Russia genuinely has already lost this war. Within a week of the invasion, they went from a place that might have gained a little bit more territory to being a country underwater. The longer they’re fighting, the further down they sink because they’re losing assets and personnel. When the soldiers get back home, the government’s liable to need to print rubles to pay them all - inflating the currency by a fair amount.
If Russia keeps throwing them into the meat grinder, it loses workforce. If it brings them back, a lot of angry guys with guns and the knowledge of how to coordinate and fight have just been brought back into the middle of Russia.
Most of their heavy industry, unfortunately, is in the east…exactly where Russian forces currently are or are obviously planning to go. I think the west is mainly agricultural, so there is that…but I expect that folks who rely on Ukrainian wheat are going to be hurting this summer or next winter.

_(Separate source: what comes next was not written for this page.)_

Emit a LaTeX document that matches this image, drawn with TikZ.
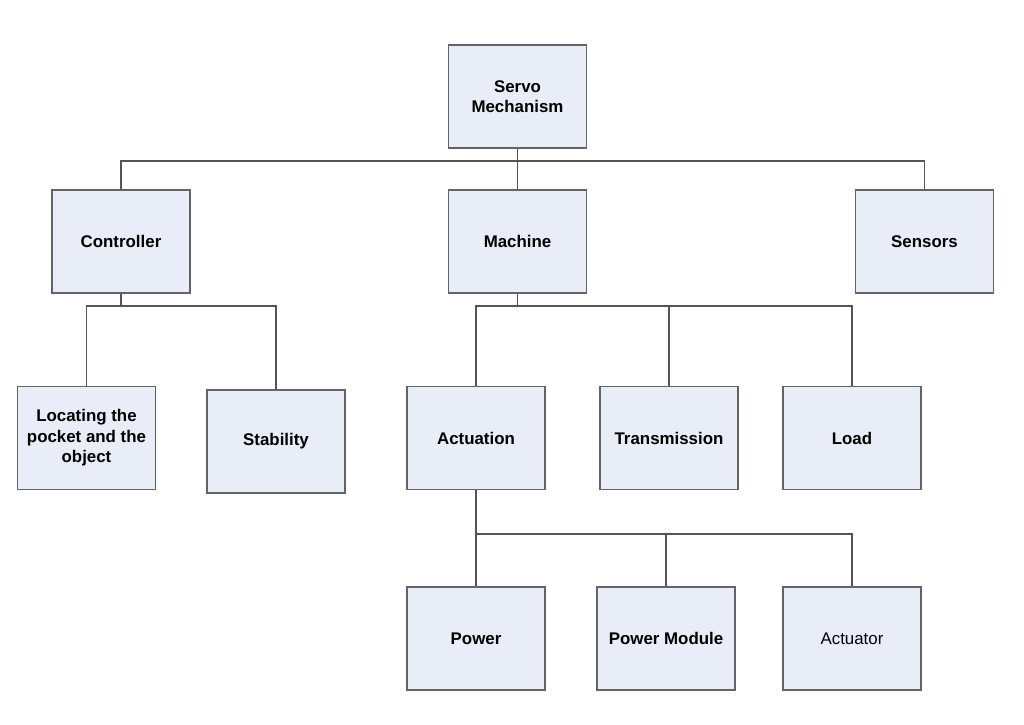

Maybe. Personally, I don’t think there is a long-term pace for this thing. I think it will be over, one way or another within 6 months. Assuming the Ukrainians don’t completely collapse, which seems unlikely to me, I expect the pace to be brutal for the duration. I suppose it’s possible that Russia bulls through to take all of the east, maybe captures or surrounds and tries to starve out Kyiv and the other major cities in the east…but I don’t see how they could stop and hold that in the face of the sanctions. I guess we shall see.
I don’t know what to think about any of this, being far from a military expert. But I am remembering back to 1989 when I visited Ukraine, and in particular to a tour we took of the secret tunnel network under Odessa, led by a former Ukrainian partisan with a plate in his head, where the partisans hid out during the Nazi occupation and sniped at the German Army at night. They did this for YEARS, and 40+ years later, the guy was still grinning from ear to ear about what he did to the Germans. We are talking about a very stubborn bunch of people.
I am simply not seeing any way that this ends without huge bloodshed on both sides, because none of the parties involved are going to back down. The thought of any of this is just making me sick to my stomach.